- [Task prompt] Look for the line containing "Rebuild this diagram" and the line containing "(0,0) rectangle (979,924);" in the entries below. Copy those two and all lines between them exactly, leaving out pictures.

- [Material provided]

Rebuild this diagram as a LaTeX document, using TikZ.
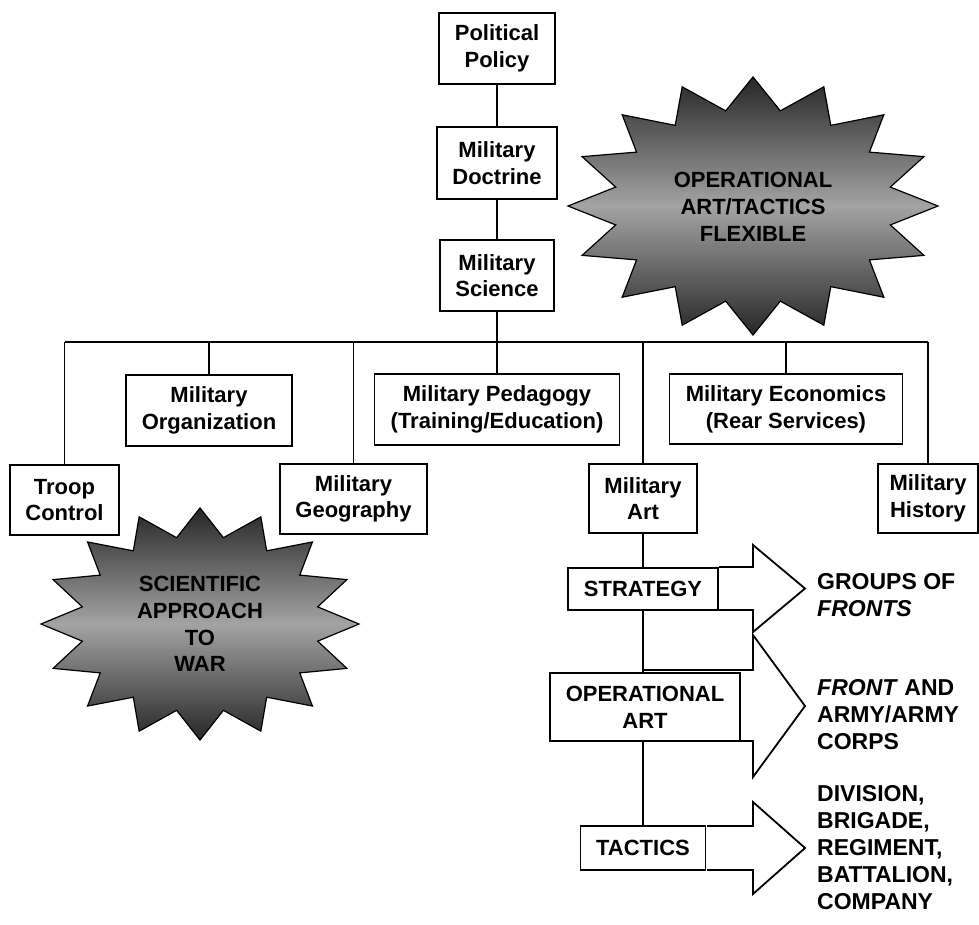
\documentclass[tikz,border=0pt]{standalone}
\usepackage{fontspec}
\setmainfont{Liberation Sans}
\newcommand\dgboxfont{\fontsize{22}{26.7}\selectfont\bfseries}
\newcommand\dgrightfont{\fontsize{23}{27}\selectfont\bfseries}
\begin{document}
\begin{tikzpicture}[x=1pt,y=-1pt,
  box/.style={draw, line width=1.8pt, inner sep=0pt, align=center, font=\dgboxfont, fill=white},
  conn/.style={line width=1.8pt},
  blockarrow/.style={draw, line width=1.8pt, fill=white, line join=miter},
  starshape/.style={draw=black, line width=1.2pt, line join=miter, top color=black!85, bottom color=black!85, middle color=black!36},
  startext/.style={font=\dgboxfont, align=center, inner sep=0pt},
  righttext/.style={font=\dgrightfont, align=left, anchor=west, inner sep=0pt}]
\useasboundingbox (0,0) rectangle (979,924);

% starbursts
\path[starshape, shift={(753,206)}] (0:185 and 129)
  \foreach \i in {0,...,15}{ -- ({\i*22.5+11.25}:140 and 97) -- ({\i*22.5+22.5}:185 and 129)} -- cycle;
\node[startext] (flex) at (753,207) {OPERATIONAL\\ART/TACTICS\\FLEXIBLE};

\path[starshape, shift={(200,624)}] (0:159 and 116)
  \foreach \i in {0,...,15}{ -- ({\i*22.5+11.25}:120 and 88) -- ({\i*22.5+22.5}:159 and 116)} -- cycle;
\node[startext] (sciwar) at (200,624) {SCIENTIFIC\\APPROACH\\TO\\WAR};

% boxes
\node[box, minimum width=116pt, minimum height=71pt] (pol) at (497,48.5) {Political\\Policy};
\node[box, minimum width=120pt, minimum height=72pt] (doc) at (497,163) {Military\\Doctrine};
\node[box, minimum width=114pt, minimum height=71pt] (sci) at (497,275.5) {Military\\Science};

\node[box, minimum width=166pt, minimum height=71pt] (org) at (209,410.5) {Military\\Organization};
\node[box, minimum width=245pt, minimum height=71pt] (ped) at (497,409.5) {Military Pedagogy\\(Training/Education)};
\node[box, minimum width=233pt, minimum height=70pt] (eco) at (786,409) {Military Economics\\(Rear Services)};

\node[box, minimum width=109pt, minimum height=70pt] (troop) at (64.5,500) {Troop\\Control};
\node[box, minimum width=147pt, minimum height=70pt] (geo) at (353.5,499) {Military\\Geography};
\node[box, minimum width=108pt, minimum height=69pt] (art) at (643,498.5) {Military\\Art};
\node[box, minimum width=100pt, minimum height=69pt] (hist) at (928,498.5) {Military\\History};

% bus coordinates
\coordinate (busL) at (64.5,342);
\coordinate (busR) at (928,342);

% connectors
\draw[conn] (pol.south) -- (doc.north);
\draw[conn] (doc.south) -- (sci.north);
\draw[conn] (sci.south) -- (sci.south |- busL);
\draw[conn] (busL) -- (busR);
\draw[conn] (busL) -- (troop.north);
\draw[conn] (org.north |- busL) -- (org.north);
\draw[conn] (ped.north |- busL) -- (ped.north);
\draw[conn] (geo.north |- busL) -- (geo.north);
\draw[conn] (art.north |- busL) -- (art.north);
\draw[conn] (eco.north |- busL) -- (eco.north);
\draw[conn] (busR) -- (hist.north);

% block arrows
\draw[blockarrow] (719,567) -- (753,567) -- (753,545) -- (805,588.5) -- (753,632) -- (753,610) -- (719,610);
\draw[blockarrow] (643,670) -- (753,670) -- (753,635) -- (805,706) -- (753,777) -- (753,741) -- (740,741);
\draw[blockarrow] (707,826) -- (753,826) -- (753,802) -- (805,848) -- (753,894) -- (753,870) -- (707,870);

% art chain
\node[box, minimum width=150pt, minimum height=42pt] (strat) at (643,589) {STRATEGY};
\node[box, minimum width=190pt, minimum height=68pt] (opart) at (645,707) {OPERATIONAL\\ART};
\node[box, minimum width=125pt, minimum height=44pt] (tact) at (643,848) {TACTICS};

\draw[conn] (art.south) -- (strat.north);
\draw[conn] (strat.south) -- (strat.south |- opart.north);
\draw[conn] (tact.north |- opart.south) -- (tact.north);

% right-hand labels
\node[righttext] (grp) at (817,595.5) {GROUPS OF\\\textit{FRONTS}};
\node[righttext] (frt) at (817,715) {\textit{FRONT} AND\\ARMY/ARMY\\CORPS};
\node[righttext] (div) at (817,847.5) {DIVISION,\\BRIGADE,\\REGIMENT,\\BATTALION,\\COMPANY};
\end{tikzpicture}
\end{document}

...

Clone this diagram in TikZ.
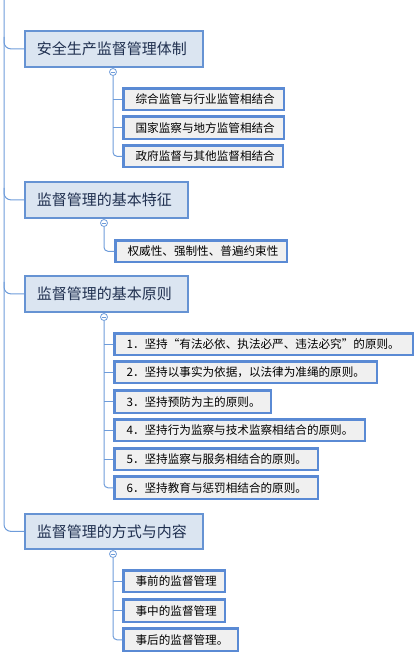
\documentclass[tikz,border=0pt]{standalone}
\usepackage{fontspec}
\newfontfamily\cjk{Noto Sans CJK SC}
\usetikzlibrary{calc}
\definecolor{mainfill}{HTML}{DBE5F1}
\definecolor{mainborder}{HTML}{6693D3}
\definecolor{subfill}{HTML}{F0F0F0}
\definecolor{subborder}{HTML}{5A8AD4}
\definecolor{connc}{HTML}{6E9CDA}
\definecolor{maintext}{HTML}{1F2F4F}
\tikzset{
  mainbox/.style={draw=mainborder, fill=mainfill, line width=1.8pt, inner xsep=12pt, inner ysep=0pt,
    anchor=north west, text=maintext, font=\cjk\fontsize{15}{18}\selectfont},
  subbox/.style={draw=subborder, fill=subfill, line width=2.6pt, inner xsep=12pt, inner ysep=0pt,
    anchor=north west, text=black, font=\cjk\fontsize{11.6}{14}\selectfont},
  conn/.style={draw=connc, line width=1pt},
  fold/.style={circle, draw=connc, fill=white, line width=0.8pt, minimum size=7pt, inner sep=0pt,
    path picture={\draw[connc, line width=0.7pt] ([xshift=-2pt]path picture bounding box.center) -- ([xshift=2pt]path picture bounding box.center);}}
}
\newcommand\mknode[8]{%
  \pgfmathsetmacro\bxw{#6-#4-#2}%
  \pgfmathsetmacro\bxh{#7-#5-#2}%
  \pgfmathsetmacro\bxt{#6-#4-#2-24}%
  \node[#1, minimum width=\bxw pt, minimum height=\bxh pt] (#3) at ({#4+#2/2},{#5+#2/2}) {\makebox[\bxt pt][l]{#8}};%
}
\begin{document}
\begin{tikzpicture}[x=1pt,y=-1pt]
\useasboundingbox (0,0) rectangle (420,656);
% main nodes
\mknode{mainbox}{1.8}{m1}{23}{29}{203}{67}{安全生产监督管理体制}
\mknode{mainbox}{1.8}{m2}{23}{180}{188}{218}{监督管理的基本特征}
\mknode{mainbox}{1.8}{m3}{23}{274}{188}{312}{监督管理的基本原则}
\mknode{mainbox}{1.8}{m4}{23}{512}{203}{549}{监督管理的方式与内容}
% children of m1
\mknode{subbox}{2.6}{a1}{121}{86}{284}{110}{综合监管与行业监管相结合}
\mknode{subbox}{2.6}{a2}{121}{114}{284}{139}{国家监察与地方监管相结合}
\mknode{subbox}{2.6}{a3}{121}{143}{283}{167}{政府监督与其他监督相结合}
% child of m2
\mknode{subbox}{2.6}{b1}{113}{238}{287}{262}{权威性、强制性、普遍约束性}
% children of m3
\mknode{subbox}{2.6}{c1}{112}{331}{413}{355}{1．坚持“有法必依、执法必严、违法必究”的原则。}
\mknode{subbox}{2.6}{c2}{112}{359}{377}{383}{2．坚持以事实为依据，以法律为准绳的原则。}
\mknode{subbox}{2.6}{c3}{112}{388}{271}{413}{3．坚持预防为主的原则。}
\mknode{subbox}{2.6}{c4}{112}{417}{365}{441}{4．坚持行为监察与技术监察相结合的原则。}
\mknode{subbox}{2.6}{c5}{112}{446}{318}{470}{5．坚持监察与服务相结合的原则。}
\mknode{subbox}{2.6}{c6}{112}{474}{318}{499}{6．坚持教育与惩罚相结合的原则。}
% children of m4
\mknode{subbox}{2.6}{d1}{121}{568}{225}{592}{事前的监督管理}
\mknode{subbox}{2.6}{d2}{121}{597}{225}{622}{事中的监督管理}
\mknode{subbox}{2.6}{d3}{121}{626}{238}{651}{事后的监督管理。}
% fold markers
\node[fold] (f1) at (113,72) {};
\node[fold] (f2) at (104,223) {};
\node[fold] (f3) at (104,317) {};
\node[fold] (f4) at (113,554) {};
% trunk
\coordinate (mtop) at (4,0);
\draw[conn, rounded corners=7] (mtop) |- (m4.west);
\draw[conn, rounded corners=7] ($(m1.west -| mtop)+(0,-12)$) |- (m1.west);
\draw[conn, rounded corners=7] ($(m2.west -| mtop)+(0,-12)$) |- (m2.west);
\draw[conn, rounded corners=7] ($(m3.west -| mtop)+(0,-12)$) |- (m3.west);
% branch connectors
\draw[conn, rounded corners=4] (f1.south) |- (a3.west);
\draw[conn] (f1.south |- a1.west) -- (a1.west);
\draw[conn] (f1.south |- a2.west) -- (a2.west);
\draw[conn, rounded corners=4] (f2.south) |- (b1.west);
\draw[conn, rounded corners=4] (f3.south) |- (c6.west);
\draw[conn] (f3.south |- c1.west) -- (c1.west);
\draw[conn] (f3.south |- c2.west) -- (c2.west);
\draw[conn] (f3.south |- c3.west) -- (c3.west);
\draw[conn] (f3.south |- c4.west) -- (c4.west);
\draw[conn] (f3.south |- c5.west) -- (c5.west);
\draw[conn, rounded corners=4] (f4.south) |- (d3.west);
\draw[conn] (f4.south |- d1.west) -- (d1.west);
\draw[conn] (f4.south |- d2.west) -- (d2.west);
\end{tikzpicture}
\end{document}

- [Final answer]
Rebuild this diagram as a LaTeX document, using TikZ.
\documentclass[tikz,border=0pt]{standalone}
\usepackage{fontspec}
\setmainfont{Liberation Sans}
\newcommand\dgboxfont{\fontsize{22}{26.7}\selectfont\bfseries}
\newcommand\dgrightfont{\fontsize{23}{27}\selectfont\bfseries}
\begin{document}
\begin{tikzpicture}[x=1pt,y=-1pt,
  box/.style={draw, line width=1.8pt, inner sep=0pt, align=center, font=\dgboxfont, fill=white},
  conn/.style={line width=1.8pt},
  blockarrow/.style={draw, line width=1.8pt, fill=white, line join=miter},
  starshape/.style={draw=black, line width=1.2pt, line join=miter, top color=black!85, bottom color=black!85, middle color=black!36},
  startext/.style={font=\dgboxfont, align=center, inner sep=0pt},
  righttext/.style={font=\dgrightfont, align=left, anchor=west, inner sep=0pt}]
\useasboundingbox (0,0) rectangle (979,924);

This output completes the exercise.